**EXERCISE TASK**
Return each line of the listing below, unchanged, and omit the images.

*-*-*

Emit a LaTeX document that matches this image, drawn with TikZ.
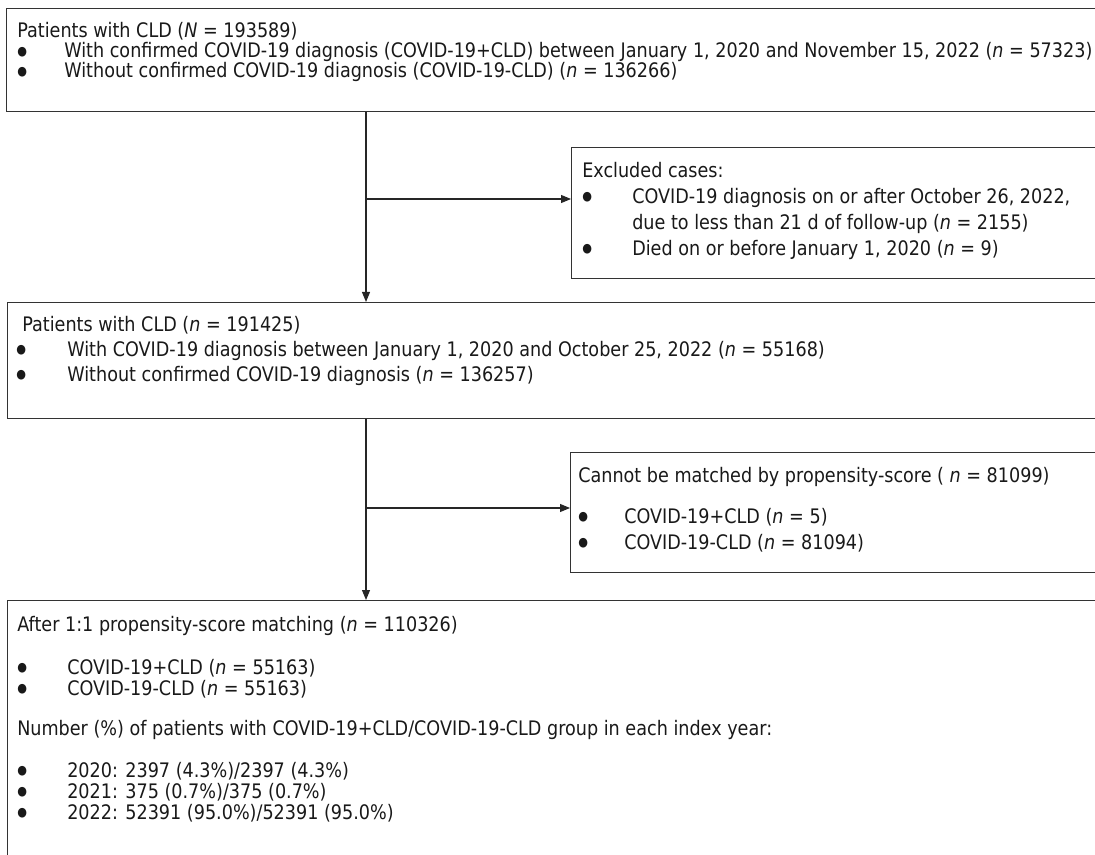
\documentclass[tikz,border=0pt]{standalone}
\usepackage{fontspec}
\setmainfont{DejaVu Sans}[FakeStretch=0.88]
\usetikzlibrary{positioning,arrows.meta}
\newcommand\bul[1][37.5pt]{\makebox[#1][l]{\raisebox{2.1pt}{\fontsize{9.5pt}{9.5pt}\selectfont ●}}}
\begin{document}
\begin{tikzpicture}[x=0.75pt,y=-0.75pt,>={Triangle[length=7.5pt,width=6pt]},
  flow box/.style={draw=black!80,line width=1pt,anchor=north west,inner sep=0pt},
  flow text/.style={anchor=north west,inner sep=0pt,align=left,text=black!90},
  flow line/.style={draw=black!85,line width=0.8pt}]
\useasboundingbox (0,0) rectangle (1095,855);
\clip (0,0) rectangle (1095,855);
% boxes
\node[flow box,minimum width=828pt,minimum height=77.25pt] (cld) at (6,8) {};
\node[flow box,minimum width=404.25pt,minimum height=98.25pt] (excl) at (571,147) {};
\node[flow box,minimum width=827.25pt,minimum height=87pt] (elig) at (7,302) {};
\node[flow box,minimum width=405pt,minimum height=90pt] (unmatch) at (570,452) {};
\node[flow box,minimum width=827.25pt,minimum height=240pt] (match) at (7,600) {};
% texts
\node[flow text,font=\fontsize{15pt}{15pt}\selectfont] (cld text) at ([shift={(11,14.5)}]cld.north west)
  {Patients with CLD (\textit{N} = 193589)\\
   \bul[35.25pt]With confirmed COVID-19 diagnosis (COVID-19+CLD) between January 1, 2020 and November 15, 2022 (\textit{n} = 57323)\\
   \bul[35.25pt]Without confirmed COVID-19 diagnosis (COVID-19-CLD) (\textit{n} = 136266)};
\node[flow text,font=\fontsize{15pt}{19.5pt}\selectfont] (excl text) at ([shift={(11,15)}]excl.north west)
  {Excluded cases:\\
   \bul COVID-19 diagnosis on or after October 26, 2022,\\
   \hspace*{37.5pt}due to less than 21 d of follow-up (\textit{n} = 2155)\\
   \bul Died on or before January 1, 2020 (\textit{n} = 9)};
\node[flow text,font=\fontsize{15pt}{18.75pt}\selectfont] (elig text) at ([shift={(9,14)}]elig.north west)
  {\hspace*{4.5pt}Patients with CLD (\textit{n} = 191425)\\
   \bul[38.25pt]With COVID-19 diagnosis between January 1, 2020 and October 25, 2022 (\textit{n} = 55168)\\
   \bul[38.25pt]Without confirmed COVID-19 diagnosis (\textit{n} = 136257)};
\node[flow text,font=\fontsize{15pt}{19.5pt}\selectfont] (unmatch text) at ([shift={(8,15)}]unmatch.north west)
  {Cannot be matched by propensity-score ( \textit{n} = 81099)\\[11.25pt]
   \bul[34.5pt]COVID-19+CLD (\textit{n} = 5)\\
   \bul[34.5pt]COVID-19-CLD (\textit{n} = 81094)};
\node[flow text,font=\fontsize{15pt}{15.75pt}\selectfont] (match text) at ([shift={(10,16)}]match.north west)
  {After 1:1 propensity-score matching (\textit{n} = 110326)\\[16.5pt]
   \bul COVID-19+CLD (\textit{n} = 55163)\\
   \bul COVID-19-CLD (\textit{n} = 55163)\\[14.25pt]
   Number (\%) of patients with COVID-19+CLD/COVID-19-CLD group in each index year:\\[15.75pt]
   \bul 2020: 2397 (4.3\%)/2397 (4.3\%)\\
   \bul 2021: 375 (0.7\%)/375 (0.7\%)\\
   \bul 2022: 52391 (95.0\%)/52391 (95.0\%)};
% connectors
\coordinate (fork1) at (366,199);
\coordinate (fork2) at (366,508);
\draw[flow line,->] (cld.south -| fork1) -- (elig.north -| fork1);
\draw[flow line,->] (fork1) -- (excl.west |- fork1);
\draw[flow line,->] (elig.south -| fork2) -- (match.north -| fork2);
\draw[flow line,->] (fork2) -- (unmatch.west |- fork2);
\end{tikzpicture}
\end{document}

*-*-*

**FINAL RESULT**
Emit a LaTeX document that matches this image, drawn with TikZ.
\documentclass[tikz,border=0pt]{standalone}
\usepackage{fontspec}
\setmainfont{DejaVu Sans}[FakeStretch=0.88]
\usetikzlibrary{positioning,arrows.meta}
\newcommand\bul[1][37.5pt]{\makebox[#1][l]{\raisebox{2.1pt}{\fontsize{9.5pt}{9.5pt}\selectfont ●}}}
\begin{document}
\begin{tikzpicture}[x=0.75pt,y=-0.75pt,>={Triangle[length=7.5pt,width=6pt]},
  flow box/.style={draw=black!80,line width=1pt,anchor=north west,inner sep=0pt},
  flow text/.style={anchor=north west,inner sep=0pt,align=left,text=black!90},
  flow line/.style={draw=black!85,line width=0.8pt}]
\useasboundingbox (0,0) rectangle (1095,855);
\clip (0,0) rectangle (1095,855);
% boxes
\node[flow box,minimum width=828pt,minimum height=77.25pt] (cld) at (6,8) {};
\node[flow box,minimum width=404.25pt,minimum height=98.25pt] (excl) at (571,147) {};
\node[flow box,minimum width=827.25pt,minimum height=87pt] (elig) at (7,302) {};
\node[flow box,minimum width=405pt,minimum height=90pt] (unmatch) at (570,452) {};
\node[flow box,minimum width=827.25pt,minimum height=240pt] (match) at (7,600) {};
% texts
\node[flow text,font=\fontsize{15pt}{15pt}\selectfont] (cld text) at ([shift={(11,14.5)}]cld.north west)
  {Patients with CLD (\textit{N} = 193589)\\
   \bul[35.25pt]With confirmed COVID-19 diagnosis (COVID-19+CLD) between January 1, 2020 and November 15, 2022 (\textit{n} = 57323)\\
   \bul[35.25pt]Without confirmed COVID-19 diagnosis (COVID-19-CLD) (\textit{n} = 136266)};
\node[flow text,font=\fontsize{15pt}{19.5pt}\selectfont] (excl text) at ([shift={(11,15)}]excl.north west)
  {Excluded cases:\\
   \bul COVID-19 diagnosis on or after October 26, 2022,\\
   \hspace*{37.5pt}due to less than 21 d of follow-up (\textit{n} = 2155)\\
   \bul Died on or before January 1, 2020 (\textit{n} = 9)};
\node[flow text,font=\fontsize{15pt}{18.75pt}\selectfont] (elig text) at ([shift={(9,14)}]elig.north west)
  {\hspace*{4.5pt}Patients with CLD (\textit{n} = 191425)\\
   \bul[38.25pt]With COVID-19 diagnosis between January 1, 2020 and October 25, 2022 (\textit{n} = 55168)\\
   \bul[38.25pt]Without confirmed COVID-19 diagnosis (\textit{n} = 136257)};
\node[flow text,font=\fontsize{15pt}{19.5pt}\selectfont] (unmatch text) at ([shift={(8,15)}]unmatch.north west)
  {Cannot be matched by propensity-score ( \textit{n} = 81099)\\[11.25pt]
   \bul[34.5pt]COVID-19+CLD (\textit{n} = 5)\\
   \bul[34.5pt]COVID-19-CLD (\textit{n} = 81094)};
\node[flow text,font=\fontsize{15pt}{15.75pt}\selectfont] (match text) at ([shift={(10,16)}]match.north west)
  {After 1:1 propensity-score matching (\textit{n} = 110326)\\[16.5pt]
   \bul COVID-19+CLD (\textit{n} = 55163)\\
   \bul COVID-19-CLD (\textit{n} = 55163)\\[14.25pt]
   Number (\%) of patients with COVID-19+CLD/COVID-19-CLD group in each index year:\\[15.75pt]
   \bul 2020: 2397 (4.3\%)/2397 (4.3\%)\\
   \bul 2021: 375 (0.7\%)/375 (0.7\%)\\
   \bul 2022: 52391 (95.0\%)/52391 (95.0\%)};
% connectors
\coordinate (fork1) at (366,199);
\coordinate (fork2) at (366,508);
\draw[flow line,->] (cld.south -| fork1) -- (elig.north -| fork1);
\draw[flow line,->] (fork1) -- (excl.west |- fork1);
\draw[flow line,->] (elig.south -| fork2) -- (match.north -| fork2);
\draw[flow line,->] (fork2) -- (unmatch.west |- fork2);
\end{tikzpicture}
\end{document}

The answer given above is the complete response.